Aug 03, 2008 13:50
She only requested a photograph from her husband who was traveling abroad, alas! instead she gets a full-size, god-like marble statue that is delivered many years later to her second husband's house...
Hardy, Hardy, Thomas Hardy, how I love thee! All the drama and unhappiness, the deaths and loneliness. Didn't I always say I prefer happy endings?
But that's the one thing you can never get in his gripping stories. The incident described above takes place in his story "Barbara of the House of Grebe". Barbara worships the mentioned statue, that shows her first husband in all his glory before his handsome face was destroyed by fire, and who, after finding Barbara unable to resume her love for him, leaves her and dies soon after that. The second husband, who's described as determined and brutal, employs a fellow to distort the statue to resemble the man after the deformation, in order to make his wife love him! Aaand he succeeds. Barbara gets all clingy and nervous and he annoyed. In series she gives birth to eleven children, of whom only one daughter reach adulthood. Then Barbara dies and he never remarries.

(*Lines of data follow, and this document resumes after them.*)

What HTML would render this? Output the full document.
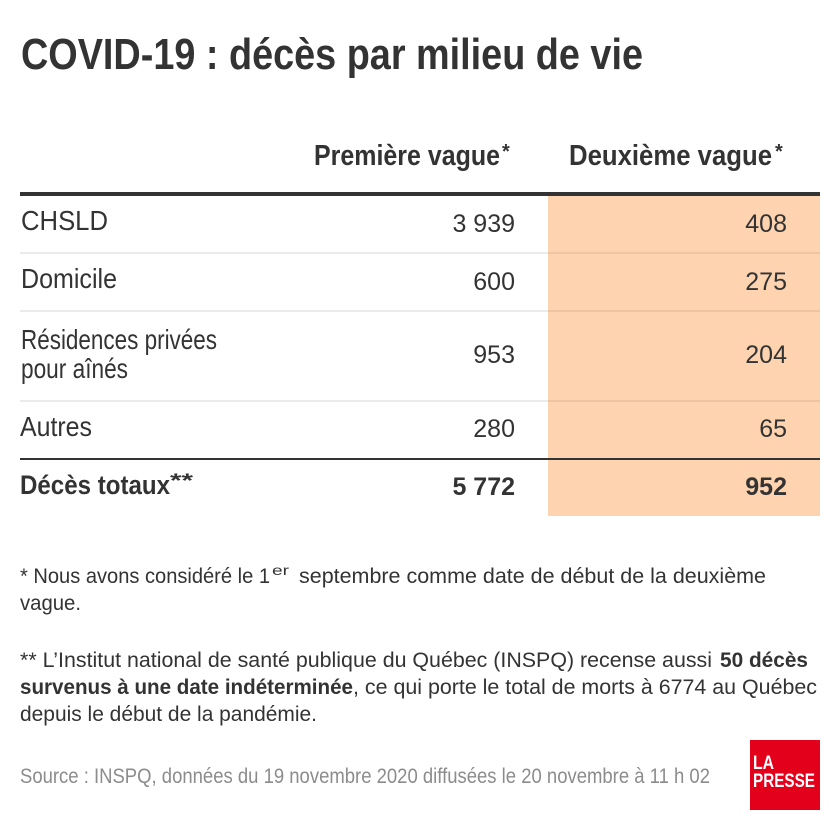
<!DOCTYPE html>
<html>
<head>
<meta charset="utf-8">
<style>
  html, body { margin: 0; padding: 0; background: #ffffff; }
  svg { display: block; }
  text { font-family: "Liberation Sans", "DejaVu Sans", sans-serif; fill: #333333; }
  .b { font-weight: bold; }
</style>
</head>
<body>
<svg width="840" height="832" viewBox="0 0 840 832" xmlns="http://www.w3.org/2000/svg">
  <rect x="0" y="0" width="840" height="832" fill="#ffffff"/>

  <!-- Title -->
  <text class="b" x="21" y="69" font-size="44" textLength="622" lengthAdjust="spacingAndGlyphs">COVID-19 : décès par milieu de vie</text>

  <!-- Header -->
  <text class="b" x="314" y="165" font-size="29" textLength="186" lengthAdjust="spacingAndGlyphs">Première vague</text>
  <text class="b" x="502" y="158" font-size="20">*</text>
  <text class="b" x="569" y="165" font-size="29" textLength="203" lengthAdjust="spacingAndGlyphs">Deuxième vague</text>
  <text class="b" x="775" y="158" font-size="20">*</text>

  <!-- Orange column -->
  <rect x="548" y="196" width="272" height="320" fill="#fdd3b0"/>

  <!-- Thick top line -->
  <rect x="20" y="192" width="800" height="4" fill="#333333"/>

  <!-- Row separators -->
  <rect x="20" y="252" width="528" height="2" fill="#ebebeb"/>
  <rect x="548" y="252" width="272" height="2" fill="#efc4a2"/>
  <rect x="20" y="310" width="528" height="2" fill="#ebebeb"/>
  <rect x="548" y="310" width="272" height="2" fill="#efc4a2"/>
  <rect x="20" y="400" width="528" height="2" fill="#ebebeb"/>
  <rect x="548" y="400" width="272" height="2" fill="#efc4a2"/>

  <!-- Totals line -->
  <rect x="20" y="458" width="800" height="2" fill="#333333"/>

  <!-- Rows -->
  <text x="21" y="230" font-size="28" textLength="87" lengthAdjust="spacingAndGlyphs">CHSLD</text>
  <text x="515" y="232" font-size="25" text-anchor="end">3 939</text>
  <text x="787" y="232" font-size="25" text-anchor="end">408</text>

  <text x="21" y="288" font-size="28" textLength="96" lengthAdjust="spacingAndGlyphs">Domicile</text>
  <text x="515" y="290" font-size="25" text-anchor="end">600</text>
  <text x="787" y="290" font-size="25" text-anchor="end">275</text>

  <text x="21" y="349" font-size="28" textLength="196" lengthAdjust="spacingAndGlyphs">Résidences privées</text>
  <text x="21" y="378" font-size="28" textLength="107" lengthAdjust="spacingAndGlyphs">pour aînés</text>
  <text x="515" y="363" font-size="25" text-anchor="end">953</text>
  <text x="787" y="363" font-size="25" text-anchor="end">204</text>

  <text x="20" y="436" font-size="28" textLength="72" lengthAdjust="spacingAndGlyphs">Autres</text>
  <text x="515" y="437" font-size="25" text-anchor="end">280</text>
  <text x="787" y="437" font-size="25" text-anchor="end">65</text>

  <text class="b" x="20" y="494" font-size="27" textLength="150" lengthAdjust="spacingAndGlyphs">Décès totaux</text>
  <text class="b" x="170" y="487" font-size="19" textLength="23" lengthAdjust="spacingAndGlyphs">**</text>
  <text class="b" x="515" y="495" font-size="25" text-anchor="end">5 772</text>
  <text class="b" x="787" y="495" font-size="25" text-anchor="end">952</text>

  <!-- Footnote 1 -->
  <text x="20" y="583" font-size="21" textLength="250" lengthAdjust="spacingAndGlyphs">* Nous avons considéré le 1</text>
  <text x="272" y="575" font-size="14" textLength="17" lengthAdjust="spacingAndGlyphs">er</text>
  <text x="299" y="583" font-size="21" textLength="467" lengthAdjust="spacingAndGlyphs">septembre comme date de début de la deuxième</text>
  <text x="20" y="610" font-size="21" textLength="61" lengthAdjust="spacingAndGlyphs">vague.</text>

  <!-- Footnote 2 -->
  <text x="20" y="667" font-size="21" textLength="692" lengthAdjust="spacingAndGlyphs">** L’Institut national de santé publique du Québec (INSPQ) recense aussi</text>
  <text class="b" x="720" y="667" font-size="21" textLength="88" lengthAdjust="spacingAndGlyphs">50 décès</text>
  <text class="b" x="20" y="694" font-size="21" textLength="333" lengthAdjust="spacingAndGlyphs">survenus à une date indéterminée</text>
  <text x="353" y="694" font-size="21" textLength="464" lengthAdjust="spacingAndGlyphs">, ce qui porte le total de morts à 6774 au Québec</text>
  <text x="20" y="721" font-size="21" textLength="297" lengthAdjust="spacingAndGlyphs">depuis le début de la pandémie.</text>

  <!-- Source -->
  <text x="20" y="783" font-size="21" style="fill:#8c8c8c" textLength="690" lengthAdjust="spacingAndGlyphs">Source : INSPQ, données du 19 novembre 2020 diffusées le 20 novembre à 11 h 02</text>

  <!-- Logo -->
  <rect x="750" y="740" width="70" height="70" fill="#e2001a"/>
  <text class="b" x="753" y="769" font-size="19" style="fill:#ffffff" textLength="21" lengthAdjust="spacingAndGlyphs">LA</text>
  <text class="b" x="753" y="787" font-size="19" style="fill:#ffffff" textLength="62" lengthAdjust="spacingAndGlyphs">PRESSE</text>
</svg>
</body>
</html>
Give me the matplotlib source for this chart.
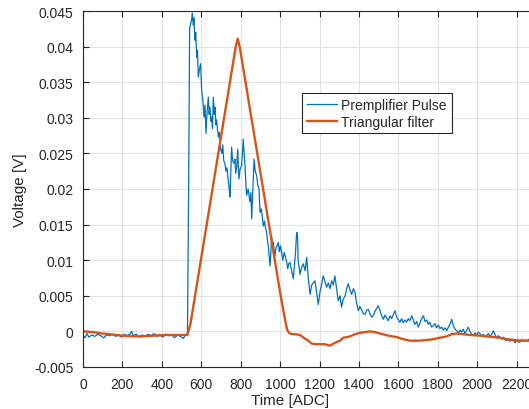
import matplotlib
matplotlib.use('Agg')
import matplotlib.pyplot as plt

# ─── 数据 ─────────────────────────────────
pulse_x = [0, 10, 20, 30, 45, 60, 75, 90, 105, 120, 135, 150, 165, 180, 195, 210, 225, 240, 247, 255,
           270, 285, 300, 315, 330, 345, 360, 375, 390, 405, 420, 435, 450, 465, 480, 495, 510, 520, 530,
           536, 541, 546, 551, 555, 559, 563, 568, 572, 577, 581, 585, 591, 597, 602, 608, 614, 619, 624,
           630, 636, 640, 644, 649, 653, 657, 661, 666, 670, 674, 678, 683, 687, 692, 697, 704, 709, 714,
           720, 725, 730, 737, 742, 746, 750, 754, 759, 766, 771, 775, 780, 785, 791, 797, 805, 809, 813,
           818, 822, 826, 830, 838, 847, 852, 856, 862, 868, 874, 881, 887, 893, 898, 905, 910, 915, 921,
           926, 932, 936, 940, 944, 949, 953, 957, 962, 966, 970, 974, 979, 985, 991, 996, 1002, 1008, 1014,
           1021, 1027, 1033, 1039, 1044, 1050, 1055, 1061, 1067, 1072, 1078, 1084, 1088, 1092, 1097, 1101,
           1110, 1118, 1127, 1135, 1143, 1152, 1160, 1168, 1177, 1185, 1194, 1202, 1210, 1219, 1228, 1236,
           1245, 1253, 1262, 1270, 1278, 1287, 1295, 1304, 1312, 1320, 1330, 1338, 1346, 1355, 1363, 1372,
           1380, 1388, 1397, 1405, 1414, 1422, 1431, 1440, 1448, 1456, 1465, 1473, 1481, 1490, 1498, 1506,
           1515, 1524, 1532, 1540, 1549, 1558, 1566, 1575, 1583, 1592, 1600, 1608, 1617, 1625, 1634, 1642,
           1650, 1659, 1668, 1676, 1684, 1693, 1701, 1710, 1718, 1727, 1735, 1744, 1752, 1760, 1769, 1777,
           1786, 1794, 1803, 1811, 1820, 1828, 1837, 1845, 1854, 1862, 1871, 1879, 1888, 1896, 1905, 1913,
           1921, 1930, 1938, 1947, 1955, 1963, 1972, 1980, 1989, 1997, 2006, 2014, 2023, 2031, 2040, 2048,
           2057, 2065, 2074, 2082, 2091, 2099, 2108, 2116, 2125, 2133, 2142, 2150, 2159, 2167, 2176, 2183,
           2192, 2200, 2209, 2217, 2226, 2234, 2243, 2251, 2263]
pulse_y = [-0.0005, -0.0009, -0.0003, -0.0008, -0.0005, -0.0007, -0.0004, -0.0006, -0.0009, -0.0005,
           -0.0006, -0.0004, -0.0007, -0.0005, -0.0008, -0.0004, -0.0006, -0.0003, 0.0000, -0.0006,
           -0.0004, -0.0008, -0.0005, -0.0007, -0.0004, -0.0006, -0.0003, -0.0007, -0.0005, -0.0008,
           -0.0004, -0.0006, -0.0005, -0.0009, -0.0005, -0.0007, -0.0010, -0.0004, -0.0006,
           0.0200, 0.0425, 0.0432, 0.0438, 0.0447, 0.0430, 0.0440, 0.0409, 0.0420, 0.0385, 0.0395, 0.0357,
           0.0368, 0.0376, 0.0339, 0.0325, 0.0301, 0.0318, 0.0278, 0.0310, 0.0329, 0.0305, 0.0315, 0.0295,
           0.0301, 0.0285, 0.0329, 0.0305, 0.0315, 0.0290, 0.0297, 0.0282, 0.0273, 0.0280, 0.0258, 0.0250,
           0.0262, 0.0240, 0.0236, 0.0225, 0.0230, 0.0213, 0.0200, 0.0189, 0.0225, 0.0259, 0.0240, 0.0236,
           0.0242, 0.0222, 0.0231, 0.0256, 0.0214, 0.0228, 0.0233, 0.0250, 0.0270, 0.0248, 0.0233, 0.0210,
           0.0191, 0.0200, 0.0182, 0.0195, 0.0158, 0.0200, 0.0242, 0.0225, 0.0219, 0.0205, 0.0200, 0.0167,
           0.0172, 0.0160, 0.0148, 0.0155, 0.0145, 0.0139, 0.0128, 0.0120, 0.0108, 0.0092, 0.0110, 0.0134,
           0.0118, 0.0125, 0.0112, 0.0106, 0.0118, 0.0120, 0.0125, 0.0112, 0.0120, 0.0111, 0.0100, 0.0111,
           0.0105, 0.0098, 0.0088, 0.0095, 0.0097, 0.0090, 0.0082, 0.0074, 0.0090, 0.0110, 0.0139, 0.0137,
           0.0097, 0.0090, 0.0080,
           0.0090, 0.0095, 0.0085, 0.0104, 0.0075, 0.0052, 0.0065, 0.0068, 0.0071, 0.0055, 0.0038, 0.0055,
           0.0065, 0.0078, 0.0070, 0.0062, 0.0068, 0.0060, 0.0071, 0.0065, 0.0078, 0.0060, 0.0043, 0.0050,
           0.0034, 0.0045, 0.0050, 0.0060, 0.0067, 0.0058, 0.0052, 0.0060, 0.0055, 0.0040, 0.0029, 0.0035,
           0.0030, 0.0025, 0.0024, 0.0030, 0.0031, 0.0025, 0.0020, 0.0022, 0.0028, 0.0032, 0.0036, 0.0030,
           0.0022, 0.0017, 0.0023, 0.0019, 0.0015, 0.0022, 0.0018, 0.0024, 0.0029, 0.0020, 0.0016, 0.0013,
           0.0018, 0.0012, 0.0016, 0.0013, 0.0018, 0.0015, 0.0022, 0.0016, 0.0010, 0.0014, 0.0006, 0.0012,
           0.0018, 0.0022, 0.0014, 0.0016, 0.0010, 0.0013, 0.0006, 0.0008, 0.0011, 0.0005, 0.0009, 0.0004,
           0.0006, 0.0002, 0.0005, 0.0001, 0.0006, 0.0010, 0.0017, 0.0008, 0.0003, 0.0001, -0.0002, 0.0002,
           -0.0001, 0.0003, -0.0003, 0.0002, 0.0006, 0.0000, -0.0004, -0.0006, -0.0002, -0.0005, -0.0001,
           -0.0003, -0.0007, -0.0004, -0.0008, -0.0006, -0.0003, -0.0007, -0.0004, 0.0001, -0.0005, -0.0009,
           -0.0006, -0.0008, -0.0011, -0.0008, -0.0012, -0.0013, -0.0010, -0.0014, -0.0011, -0.0013, -0.0016,
           -0.0012, -0.0015, -0.0015, -0.0011, -0.0014, -0.0012, -0.0013, -0.0011]

filter_x = [0, 50, 100, 137, 200, 255, 300, 357, 420, 475, 529, 545, 775, 785, 795, 1000, 1020, 1035,
            1045, 1060, 1076, 1101, 1120, 1143, 1160, 1177, 1202, 1228, 1253, 1278, 1304, 1321, 1355, 1380,
            1405, 1430, 1456, 1480, 1507, 1550, 1591, 1625, 1659, 1710, 1745, 1777, 1810, 1845, 1870, 1896,
            1930, 1963, 2014, 2050, 2082, 2116, 2150, 2183, 2217, 2263]
filter_y = [0.0000, -0.0001, -0.0003, -0.0004, -0.0006, -0.0007, -0.0007, -0.0006, -0.0005, -0.0005,
            -0.0005, 0.0010, 0.0400, 0.0411, 0.0400, 0.0055, 0.0024, 0.0003, -0.0002, -0.0004, -0.0004,
            -0.0005, -0.0009, -0.0013, -0.0017, -0.0018, -0.0018, -0.0018, -0.0020, -0.0016, -0.0013,
            -0.0009, -0.0007, -0.0004, -0.0002, -0.0001, 0.0000, -0.0001, -0.0003, -0.0006, -0.0008,
            -0.0011, -0.0013, -0.0013, -0.0012, -0.0011, -0.0009, -0.0007, -0.0004, -0.0003, -0.0004,
            -0.0005, -0.0006, -0.0007, -0.0008, -0.0009, -0.0011, -0.0012, -0.0013, -0.0013]

x_ticks = list(range(0, 2201, 200))
y_ticks = [-0.005, 0, 0.005, 0.01, 0.015, 0.02, 0.025, 0.03, 0.035, 0.04, 0.045]
y_tick_labels = ['-0.005', '0', '0.005', '0.01', '0.015', '0.02', '0.025', '0.03', '0.035', '0.04', '0.045']

# ─── 样式 ─────────────────────────────────────
plt.rcParams['font.family'] = ['Liberation Sans', 'DejaVu Sans']
TXT = '#262626'

fig = plt.figure(figsize=(5.29, 4.10), dpi=100)
ax = fig.add_axes([83 / 529, 42 / 410, 453.3 / 529, 356 / 410])

ax.plot(pulse_x, pulse_y, color='#0072BD', lw=0.9, label='Premplifier Pulse')
ax.plot(filter_x, filter_y, color='#D95319', lw=1.7, label='Triangular filter')

ax.set_xlim(0, 2300)
ax.set_ylim(-0.005, 0.045)
ax.set_xticks(x_ticks)
ax.set_yticks(y_ticks)
ax.set_yticklabels(y_tick_labels)
ax.grid(True, color='#e3e3e3', lw=0.8)
ax.set_axisbelow(True)
ax.tick_params(direction='in', length=4, width=0.8, colors=TXT, labelsize=10,
               top=True, right=True, pad=7)
for s in ax.spines.values():
    s.set_color(TXT)
    s.set_linewidth(0.8)

ax.set_xlabel('Time [ADC]', fontsize=11, color=TXT)
ax.set_ylabel('Voltage [V]', fontsize=11, color=TXT)
ax.xaxis.set_label_coords(0.457, -0.074)
ax.yaxis.set_label_coords(-0.124, 0.5)

leg = ax.legend(loc='upper left', bbox_to_anchor=(0.4825, 0.769), borderaxespad=0,
                fontsize=10, handlelength=2.2, handletextpad=0.3, labelspacing=0.18,
                fancybox=False, framealpha=1, edgecolor=TXT, borderpad=0.35)
leg.get_frame().set_linewidth(0.8)
for t in leg.get_texts():
    t.set_color(TXT)

plt.savefig('out.png', dpi=100)
plt.close()
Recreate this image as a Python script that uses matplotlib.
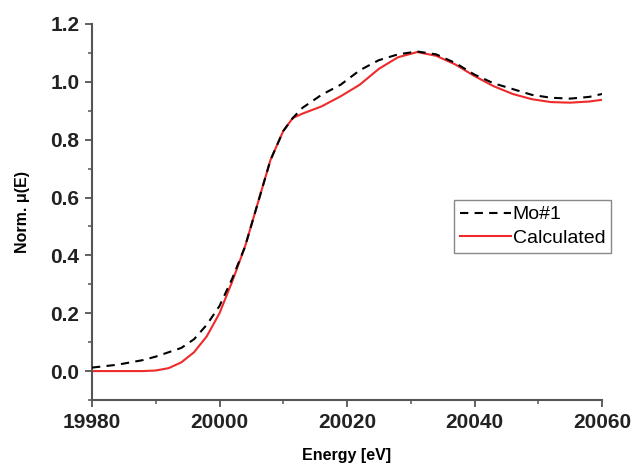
import matplotlib
matplotlib.use("Agg")
import matplotlib.pyplot as plt
from matplotlib.ticker import MultipleLocator, FormatStrFormatter

plt.rcParams['font.family'] = ['Liberation Sans', 'DejaVu Sans']

energy = [19980, 19984, 19988, 19990, 19992, 19994, 19996, 19998, 20000, 20002,
          20004, 20006, 20008, 20010, 20011.5, 20013, 20016, 20019, 20022, 20025,
          20028, 20031, 20034, 20037, 20040, 20043, 20046, 20049, 20052, 20055,
          20058, 20060]
mo1 = [0.012, 0.022, 0.038, 0.05, 0.065, 0.08, 0.11, 0.16, 0.225, 0.32,
       0.43, 0.58, 0.73, 0.83, 0.875, 0.91, 0.955, 0.99, 1.04, 1.075,
       1.095, 1.105, 1.095, 1.065, 1.025, 0.995, 0.975, 0.955, 0.945, 0.942,
       0.948, 0.958]
calculated = [0.0, 0.0, 0.0, 0.002, 0.01, 0.03, 0.065, 0.12, 0.2, 0.31,
              0.43, 0.58, 0.73, 0.83, 0.875, 0.89, 0.915, 0.95, 0.99, 1.045,
              1.085, 1.103, 1.09, 1.06, 1.02, 0.985, 0.958, 0.94, 0.93, 0.928,
              0.932, 0.938]

fig = plt.figure(figsize=(6.34, 4.68), dpi=100)
ax = fig.add_axes([92/634, 1-400/468, 510/634, 376/468])

ax.plot(energy, calculated, color='#ee2a2a', lw=1.5, label='Calculated', zorder=2)
ax.plot(energy, mo1, color='black', lw=1.5, ls=(0, (4, 3)), label='Mo#1', zorder=3)

ax.set_xlim(19980, 20060)
ax.set_ylim(-0.1, 1.2)
ax.xaxis.set_major_locator(MultipleLocator(20))
ax.xaxis.set_minor_locator(MultipleLocator(10))
ax.yaxis.set_major_locator(MultipleLocator(0.2))
ax.yaxis.set_minor_locator(MultipleLocator(0.1))
ax.yaxis.set_major_formatter(FormatStrFormatter('%.1f'))

for s in ['top', 'right']:
    ax.spines[s].set_visible(False)
for s in ['left', 'bottom']:
    ax.spines[s].set_color('#555555')
    ax.spines[s].set_linewidth(1.5)

ax.tick_params(which='major', direction='out', length=5, width=1.3, color='#555555',
               labelsize=15, pad=4)
ax.tick_params(which='minor', direction='out', length=3, width=1.1, color='#555555')
for lab in ax.get_xticklabels() + ax.get_yticklabels():
    lab.set_fontweight('bold')
    lab.set_color('#222222')

ax.set_xlabel('Energy [eV]', fontsize=11.5, fontweight='bold', labelpad=12)
ax.set_ylabel('Norm. μ(E)', fontsize=11.5, fontweight='bold', labelpad=15)

handles, labels = ax.get_legend_handles_labels()
leg = ax.legend(handles[::-1], labels[::-1], loc='upper right',
                bbox_to_anchor=(611/634, 1-200/468), bbox_transform=fig.transFigure,
                borderaxespad=0, fontsize=14, handlelength=2.6, handletextpad=0.1,
                labelspacing=0.3, borderpad=0.3, fancybox=False, framealpha=1)
leg.get_frame().set_edgecolor('#888888')
leg.get_frame().set_linewidth(1.0)

fig.savefig('out.png', dpi=100)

In other stories poetic women get obsessed about poets (as happens in "An Imaginative Woman") and die without having met him but being suspected of having had an affair with, or touch a hanged man's neck to obtain healing of a wound that cannot be otherwise healed and die afterwards ("The Withered Arm") and men that are unable to marry the girls they love because their wives don't die quickly enough ("Fellow Townsmen").
I want to read one of his novels, now.